## PROBLEM:
In the records below, pick out all lines containing the word "this".
==============================
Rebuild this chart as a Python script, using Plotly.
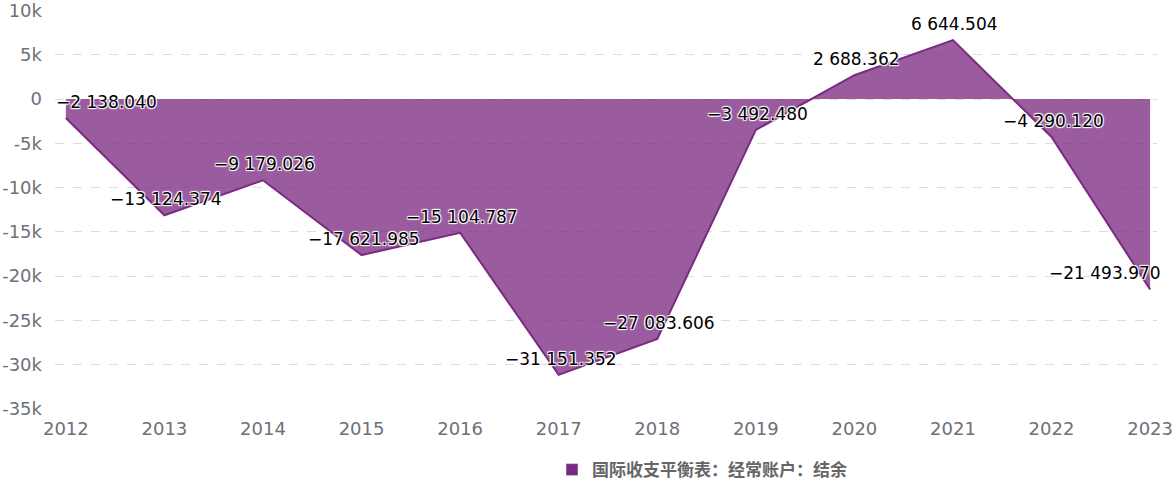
import plotly.graph_objects as go

years = [2012, 2013, 2014, 2015, 2016, 2017, 2018, 2019, 2020, 2021, 2022, 2023]
values = [-2138.040, -13124.374, -9179.026, -17621.985, -15104.787, -31151.352,
          -27083.606, -3492.480, 2688.362, 6644.504, -4290.120, -21493.970]
series_name = "国际收支平衡表：经常账户：结余"
y_ticks = [10000, 5000, 0, -5000, -10000, -15000, -20000, -25000, -30000, -35000]
y_tick_text = ["10k", "5k", "0", "-5k", "-10k", "-15k", "-20k", "-25k", "-30k", "-35k"]

labels = [f"{v:,.3f}".replace(",", " ").replace("-", "\u2212") for v in values]
label_xshift = [41] + [2] * 10 + [-45]

fig = go.Figure()
fig.add_trace(go.Scatter(
    x=years, y=values, name=series_name,
    mode="lines",
    fill="tozeroy",
    fillcolor="rgba(123,42,130,0.77)",
    line=dict(color="#7b2a82", width=2),
    showlegend=False,
))
# legend entry (square swatch)
fig.add_trace(go.Bar(x=[None], y=[None], name=series_name,
                     marker=dict(color="#7b2a82"), showlegend=True))

shadow = "1px 1px 1px #fff, -1px -1px 1px #fff, 1px -1px 1px #fff, -1px 1px 1px #fff"
for x, y, t, xs in zip(years, values, labels, label_xshift):
    fig.add_annotation(x=x, y=y, text=t, showarrow=False, xanchor="center", yanchor="middle",
                       xshift=xs, yshift=16,
                       font=dict(family="DejaVu Sans", size=17, color="#000", shadow=shadow))

fig.update_layout(
    width=1174, height=482,
    margin=dict(l=55, r=17, t=10, b=73, autoexpand=False),
    paper_bgcolor="white", plot_bgcolor="white",
    showlegend=True,
    legend=dict(orientation="h", x=0.451, xanchor="left", y=-0.153, yanchor="middle",
                font=dict(family="Noto Sans CJK SC", size=17, color="#666", weight="bold"),
                itemwidth=30),
    xaxis=dict(range=[2011.89, 2023.07], tickvals=years, ticktext=[str(y) for y in years],
               showgrid=False, zeroline=False, showline=False, ticks="",
               ticklabeloverflow="allow", ticklabelstandoff=7,
               tickfont=dict(family="DejaVu Sans", size=18, color="#6e7079")),
    yaxis=dict(range=[-35000, 10050], tickvals=y_ticks, ticktext=y_tick_text,
               showgrid=True, gridcolor="#dcdcdc", griddash="dash", zeroline=False,
               ticklabeloverflow="allow",
               tickfont=dict(family="DejaVu Sans", size=18, color="#6e7079"),
               ticklabelstandoff=12),
)

fig.write_html("out.html")
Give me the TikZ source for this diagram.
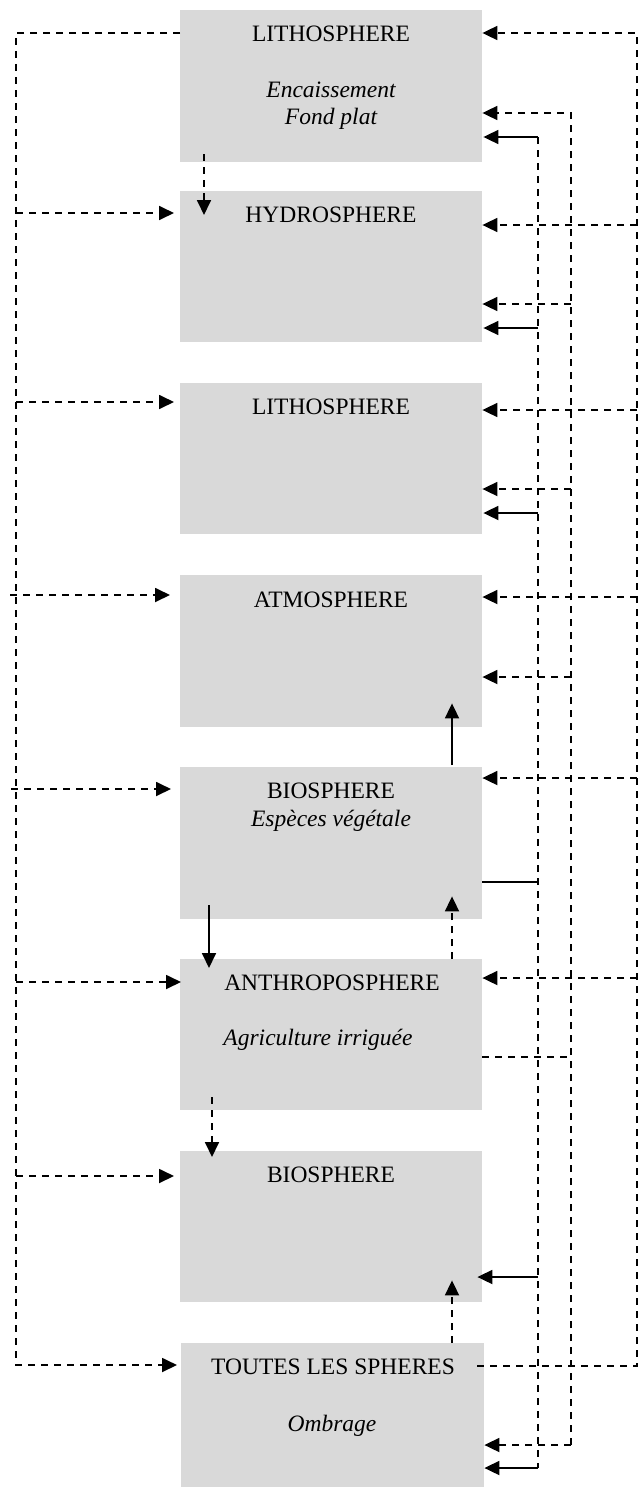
\documentclass[tikz,border=0pt]{standalone}
\usepackage{fontspec}
\setmainfont{Liberation Serif}
\usetikzlibrary{arrows.meta,calc}
\definecolor{boxgray}{RGB}{217,217,217}
\begin{document}
\begin{tikzpicture}[x=1pt,y=-1pt,
  box/.style={fill=boxgray,draw=none,inner sep=0pt,anchor=north west,minimum width=302pt},
  lbl/.style={anchor=base,inner sep=0pt,font=\fontsize{23.5}{28}\selectfont},
  ilbl/.style={anchor=base,inner sep=0pt,font=\fontsize{23.5}{28}\selectfont\itshape},
  dsh/.style={line width=1.8pt,dash pattern=on 7pt off 6pt},
  sol/.style={line width=1.8pt},
  arr/.style={-{Triangle[length=15pt,width=14pt]}}]
\useasboundingbox (0,0) rectangle (644,1488);
% boxes
\node[box,minimum height=152pt] (b1) at (180,10) {};
\node[box,minimum height=151pt] (b2) at (180,191) {};
\node[box,minimum height=151pt] (b3) at (180,383) {};
\node[box,minimum height=152pt] (b4) at (180,575) {};
\node[box,minimum height=152pt] (b5) at (180,767) {};
\node[box,minimum height=151pt] (b6) at (180,959) {};
\node[box,minimum height=151pt] (b7) at (180,1151) {};
\node[box,minimum height=144pt,minimum width=303pt] (b8) at (181,1343) {};
% labels
\node[lbl] (t1) at (331,42) {LITHOSPHERE};
\node[ilbl] (t1a) at (331,97) {Encaissement};
\node[ilbl] (t1b) at (331,124) {Fond plat};
\node[lbl] (t2) at (331,222) {HYDROSPHERE};
\node[lbl] (t3) at (331,414) {LITHOSPHERE};
\node[lbl] (t4) at (331,607) {ATMOSPHERE};
\node[lbl] (t5) at (331,798) {BIOSPHERE};
\node[ilbl] (t5a) at (331,826) {Espèces végétale};
\node[lbl] (t6) at (332,990) {ANTHROPOSPHERE};
\node[ilbl] (t6a) at (318,1045) {Agriculture irriguée};
\node[lbl] (t7) at (331,1182) {BIOSPHERE};
\node[lbl] (t8) at (333,1374) {TOUTES LES SPHERES};
\node[ilbl] (t8a) at (332,1431) {Ombrage};
% bus corner coordinates
\coordinate (LT) at (16,33);
\coordinate (LB) at (16,1365);
\coordinate (RT) at (637,33);
\coordinate (RB) at (637,1366);
\coordinate (MT) at (571,113);
\coordinate (MB) at (571,1445);
\coordinate (IT) at (538,137);
\coordinate (IB) at (538,1468);
% left bus
\draw[dsh,arr,shorten >=4pt] (b1.west |- LT) -- (LT) -- (LB) -- (b8.west |- LB);
\draw[dsh,arr,shorten >=6pt] (LT |- 0,213) -- (b2.west |- 0,213);
\draw[dsh,arr,shorten >=6pt] (LT |- 0,402) -- (b3.west |- 0,402);
\draw[dsh,arr,shorten >=10pt] (10,595) -- (b4.west |- 0,595);
\draw[dsh,arr,shorten >=9pt] (11,789) -- (b5.west |- 0,789);
\draw[dsh,arr,shorten >=-1pt] (LT |- 0,982) -- (b6.west |- 0,982);
\draw[dsh,arr,shorten >=6pt] (LT |- 0,1176) -- (b7.west |- 0,1176);
% right outer bus
\draw[dsh,arr] ([xshift=-7pt]b8.east |- RB) -- (RB) -- (RT) -- (b1.east |- RT);
\draw[dsh,arr] (RT |- 0,225) -- (b2.east |- 0,225);
\draw[dsh,arr] (RT |- 0,410) -- (b3.east |- 0,410);
\draw[dsh,arr] (RT |- 0,597) -- (b4.east |- 0,597);
\draw[dsh,arr] (RT |- 0,778) -- (b5.east |- 0,778);
\draw[dsh,arr] (RT |- 0,978) -- (b6.east |- 0,978);
% middle bus
\draw[dsh] (b6.east |- 0,1057) -- (MB |- 0,1057);
\draw[dsh,arr] (MB) -- (MT) -- (b1.east |- MT);
\draw[dsh,arr] (MB) -- (b8.east |- MB);
\draw[dsh,arr] (MT |- 0,304) -- (b2.east |- 0,304);
\draw[dsh,arr] (MT |- 0,489) -- (b3.east |- 0,489);
\draw[dsh,arr] (MT |- 0,677) -- (b4.east |- 0,677);
% inner bus
\draw[sol] (b5.east |- 0,882) -- (IT |- 0,882);
\draw[dsh] (IT) -- (IB);
\draw[sol,arr,shorten >=1pt] (IT) -- (b1.east |- IT);
\draw[sol,arr,shorten >=1pt] (IT |- 0,328) -- (b2.east |- 0,328);
\draw[sol,arr,shorten >=1pt] (IT |- 0,513) -- (b3.east |- 0,513);
\draw[sol,arr,shorten >=-5pt] (IT |- 0,1277) -- (b7.east |- 0,1277);
\draw[sol,arr,shorten >=0pt] (IB) -- (b8.east |- IB);
% vertical links between boxes
\draw[dsh,arr] ($(b1.south west)+(24,-8)$) -- ($(b2.north west)+(24,24)$);
\draw[sol,arr] ($(b5.north west)+(272,-2)$) -- ($(b4.south west)+(272,-24)$);
\draw[dsh,arr] ($(b6.north west)+(272,0)$) -- ($(b5.south west)+(272,-23)$);
\draw[sol,arr] ($(b5.south west)+(29,-14)$) -- ($(b6.north west)+(29,9)$);
\draw[dsh,arr] ($(b6.south west)+(32,-13)$) -- ($(b7.north west)+(32,6)$);
\draw[dsh,arr] ($(b8.north west)+(271,0)$) -- ($(b7.south west)+(272,-22)$);
\end{tikzpicture}
\end{document}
==============================
## TASK RESPONSE:
Rebuild this chart as a Python script, using Plotly.
Give me the TikZ source for this diagram.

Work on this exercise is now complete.